Potential liability for wrongful trading
In Hungary the Act no. XLIX of 1991 on the insolvency and compulsory winding up procedure (hereinafter referred to as “Insolvency Act”) established the term “wrongful trading”. Under section 33/A of the Insolvency Act a manager of a company shall be personally liable if after the occurrence of threatening insolvency (i.e. when the company is unable to settle its liabilities when due) the director’s duties have not been fulfilled based on the priority of the company’s creditors’ interest.
In a recent decision of the Hungarian Supreme Court (“Curia”) it was pointed out that "threatening insolvency" does not require the actual insolvent status of the company. The main question in that matter was whether the company was able to settle its debt in due time or not. If the answer is no due to the financial status of the company or due to the company being unable to agree with its creditors on different payment terms then it was considered that the insolvency shall be deemed as threatening regardless of the question whether the assets of the company potentially covered the amount of the overdue debt.
In order to avoid the risks of liability posed by a threatening insolvency the managing director is obliged to permanently monitor the company’s obligations and cash flow.
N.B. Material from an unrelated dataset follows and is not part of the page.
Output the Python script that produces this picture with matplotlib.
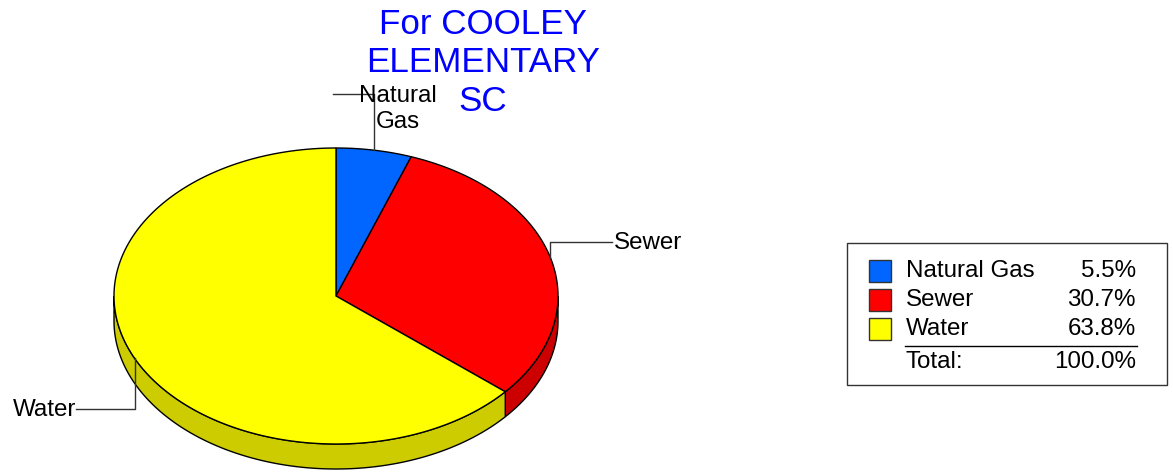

The importance of the threatening insolvency is that during such situation the managing director is required to grant priority to the creditor’s interests in comparison to the interests of the company’s shareholders. This principle is applicable as long as the insolvency threatens until the company is able to settle its debts when due again.
In the light of the clarifying Curia decision each managing directors should constantly keep an eye on the relevant financial figures of the company and maintain a respective monitoring in order to avoid his personal liability for wrongful trading.